_Material provided_
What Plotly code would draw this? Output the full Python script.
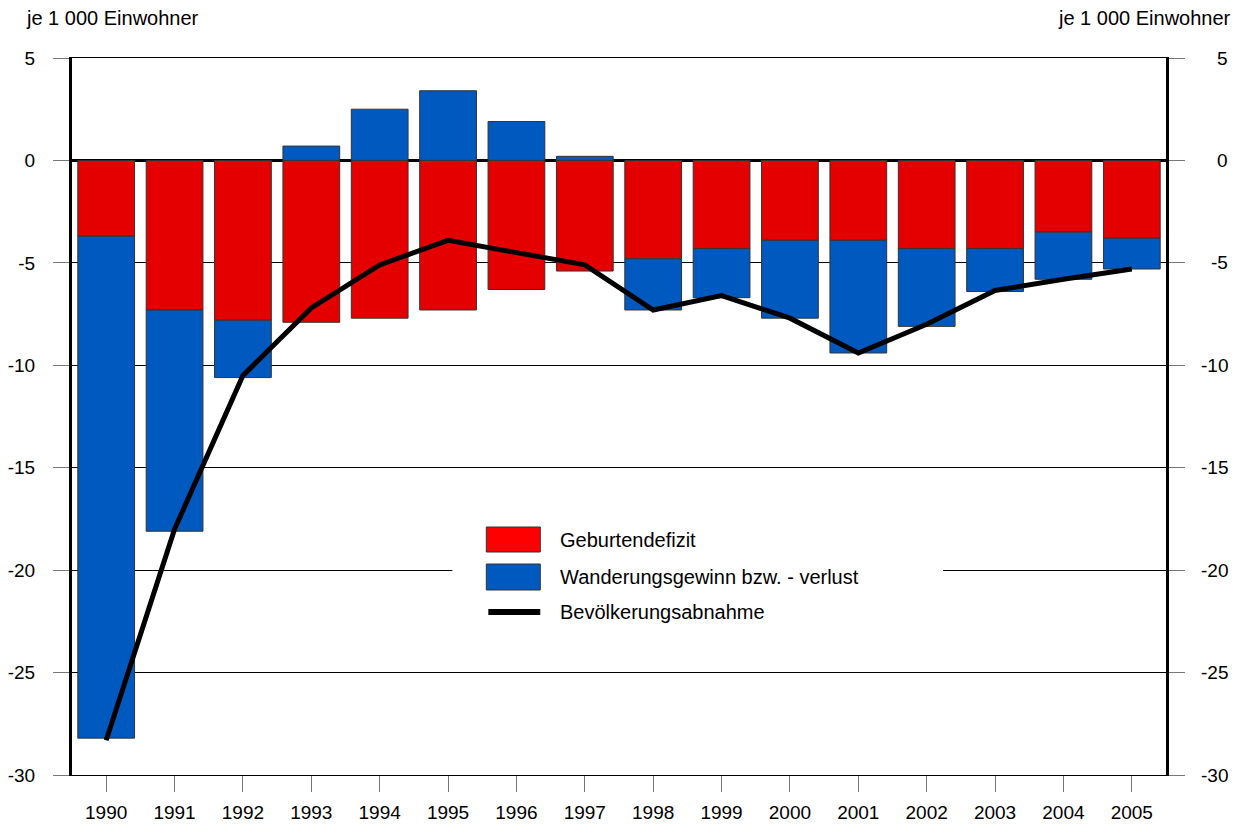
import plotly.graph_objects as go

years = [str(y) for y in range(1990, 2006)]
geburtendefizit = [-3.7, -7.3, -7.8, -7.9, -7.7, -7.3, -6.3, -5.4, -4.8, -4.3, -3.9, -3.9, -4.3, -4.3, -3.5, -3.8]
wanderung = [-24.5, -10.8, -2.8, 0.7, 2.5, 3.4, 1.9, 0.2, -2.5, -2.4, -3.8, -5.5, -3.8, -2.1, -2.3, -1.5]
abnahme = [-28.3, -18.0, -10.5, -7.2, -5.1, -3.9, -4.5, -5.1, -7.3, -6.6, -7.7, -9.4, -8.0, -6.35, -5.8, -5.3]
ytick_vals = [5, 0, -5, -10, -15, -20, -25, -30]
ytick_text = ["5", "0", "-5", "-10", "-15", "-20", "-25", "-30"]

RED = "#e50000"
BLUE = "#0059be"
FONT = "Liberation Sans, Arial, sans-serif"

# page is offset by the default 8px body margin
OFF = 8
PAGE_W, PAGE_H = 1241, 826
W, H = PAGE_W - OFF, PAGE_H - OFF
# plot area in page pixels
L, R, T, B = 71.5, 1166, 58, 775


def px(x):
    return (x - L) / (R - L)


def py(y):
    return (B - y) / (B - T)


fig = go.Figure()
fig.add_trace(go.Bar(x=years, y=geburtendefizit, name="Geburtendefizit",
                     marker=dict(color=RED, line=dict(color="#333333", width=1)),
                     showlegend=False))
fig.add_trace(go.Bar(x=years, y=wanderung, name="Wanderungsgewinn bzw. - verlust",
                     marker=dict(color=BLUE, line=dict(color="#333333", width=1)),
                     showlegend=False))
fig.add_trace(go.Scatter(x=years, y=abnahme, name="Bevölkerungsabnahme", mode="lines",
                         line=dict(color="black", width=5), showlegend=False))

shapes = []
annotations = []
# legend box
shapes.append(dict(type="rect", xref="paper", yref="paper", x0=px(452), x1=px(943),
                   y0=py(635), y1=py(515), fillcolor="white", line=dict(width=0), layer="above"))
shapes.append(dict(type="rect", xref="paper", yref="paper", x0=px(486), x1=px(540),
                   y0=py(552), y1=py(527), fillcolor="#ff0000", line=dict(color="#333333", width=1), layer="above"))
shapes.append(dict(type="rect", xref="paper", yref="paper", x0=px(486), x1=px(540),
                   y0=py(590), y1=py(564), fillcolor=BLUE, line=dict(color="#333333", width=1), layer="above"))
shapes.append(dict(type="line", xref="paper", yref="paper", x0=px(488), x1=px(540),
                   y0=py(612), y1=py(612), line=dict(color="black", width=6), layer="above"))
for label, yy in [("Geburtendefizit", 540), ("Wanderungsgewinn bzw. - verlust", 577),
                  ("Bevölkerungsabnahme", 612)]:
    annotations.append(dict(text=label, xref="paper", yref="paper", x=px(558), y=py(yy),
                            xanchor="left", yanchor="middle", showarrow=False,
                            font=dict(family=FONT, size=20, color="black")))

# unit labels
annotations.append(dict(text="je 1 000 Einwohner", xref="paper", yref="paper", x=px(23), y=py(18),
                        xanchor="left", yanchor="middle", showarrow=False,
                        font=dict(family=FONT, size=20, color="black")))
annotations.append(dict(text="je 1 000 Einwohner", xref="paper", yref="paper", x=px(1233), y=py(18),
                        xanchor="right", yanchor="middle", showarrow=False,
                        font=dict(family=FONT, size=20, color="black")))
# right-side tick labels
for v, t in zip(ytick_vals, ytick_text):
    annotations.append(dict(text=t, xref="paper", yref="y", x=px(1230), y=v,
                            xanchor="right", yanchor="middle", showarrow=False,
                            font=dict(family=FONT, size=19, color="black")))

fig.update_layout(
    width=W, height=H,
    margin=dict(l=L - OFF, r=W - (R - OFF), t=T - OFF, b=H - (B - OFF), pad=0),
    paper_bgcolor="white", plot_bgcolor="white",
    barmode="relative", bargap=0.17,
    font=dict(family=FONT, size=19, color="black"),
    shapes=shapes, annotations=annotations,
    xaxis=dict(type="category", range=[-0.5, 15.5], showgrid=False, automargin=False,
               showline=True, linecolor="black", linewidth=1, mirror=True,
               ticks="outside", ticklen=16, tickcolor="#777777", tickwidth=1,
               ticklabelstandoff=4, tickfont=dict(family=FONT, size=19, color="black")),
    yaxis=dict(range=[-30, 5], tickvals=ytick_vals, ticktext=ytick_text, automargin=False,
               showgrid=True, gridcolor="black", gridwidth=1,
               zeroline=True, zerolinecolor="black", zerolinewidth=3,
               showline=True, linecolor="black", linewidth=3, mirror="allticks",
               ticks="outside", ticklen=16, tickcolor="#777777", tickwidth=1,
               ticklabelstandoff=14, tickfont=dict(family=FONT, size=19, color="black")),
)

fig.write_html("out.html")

_What is asked_
Leave out any pictures, please, and quote only the lines from the top of the data through the line that contains "import plotly.graph_objects as go".

_Completed task_
What Plotly code would draw this? Output the full Python script.
import plotly.graph_objects as go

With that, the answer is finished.